WHAT HAS BEEN YOUR EXPERIENCE WITH DRY-TYPE SEALS FOR COMPRESSORS? WHAT ARE THEIR LIMITATIONS?

CASADA: Our experience at Conoco is very limited with this type of sealing arrangement, as far as I could find. We do have a few Sundyne compressors that are running with a dry-type seal. However, I believe there are quite a number of companies that are using these.

As far as some of the limitations, you must have a buffer gas that is clean. You cannot have particulates or problems of that nature. Usually an external gas is used, other than the process stream, or the process stream is filtered significantly-down to 5 [L, or smaller. There are also pressure and speed considerations. As pressure or speed increase, leakage across the seal faces also increases. There are machines up to 10,000 rpm and pressures up to 2,000 psi.

Another limitation or item to be considered is the dampening effects of the oil system when changing from oil to the dry-type seals. The dry seals will no longer have some of the viscous dampening that you get with seal oil systems.

The last thing is just one of physical size. The dry-type seals require a tandem arrangement, which requires some modification to the compressor. If the space is not available to install this, then you have a problem.
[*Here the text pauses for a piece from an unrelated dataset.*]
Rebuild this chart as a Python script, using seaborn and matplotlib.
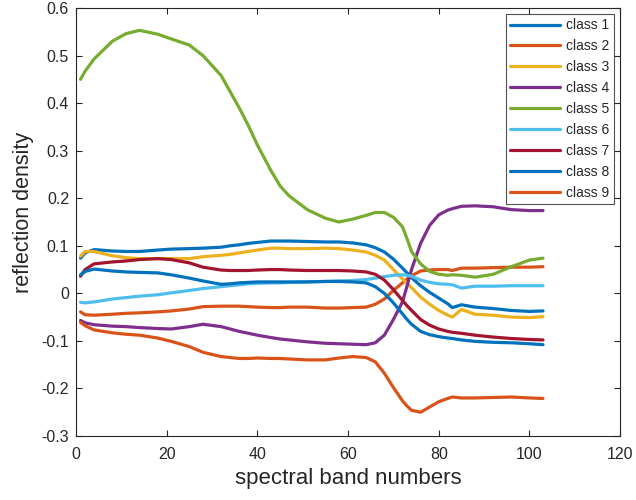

EBATA: Our experience is limited, as well. We have recently installed a dry gas seal on our new isomerization unit recycle compressor. This is a low-pressure application, and the unit is about to be placed on stream. Running the gas seal with nitrogen so far has proven successful. We see no reason why it will not work with the on-stream gas.

JIM FOUGERE (PetroCanada Products): What type of filters do you use on the buffer gas for dry seals?

HUGH WEST (Shell Canada Ltd.): Over the past 4 years we have modified or bought seven compressors with dry gas seals, up to a speed of 22,000 rpm on two pipeline machine. We have a wet gas blower that has magnetic bearings, as well as a single dry gas seal. Our most recent experience was on a recycle hydrocracker machine which operates at 1,800 psi. We had quite a learning experience at these higher pressures.

I would like to note to everyone that the single most important thing to be careful of is the filtration of the gas that you are using for your purge. In our case, in two different situations, we use two different gases. One is the recycle from the discharge of the unit itself. If your gas can condense on its way from the discharge back through the filter back to your seal, be very careful because these are dry gas seals as 10,000 or 12,000 rpm, and if they get hit with some liquid, they literally explode.

One thing we have found that works well to get rid of liquid or make sure it does not happen is to install a coalescing filter. Units are available that will filter down to 0.3 m. So if your electric heat tracing or steam tracing on your purge does not work, at least the coalescing filter will catch it, and the drain off the bottom can be orificed and run to flare. We had six failures in that particular one over a short period of time, until we figured out all the bugs that were in it. It is now operating very satisfactorily, and we are quite happy. We are in the process right now of purchasing a large number of new centrifugals, and we expect to have dry gas seals for all of them.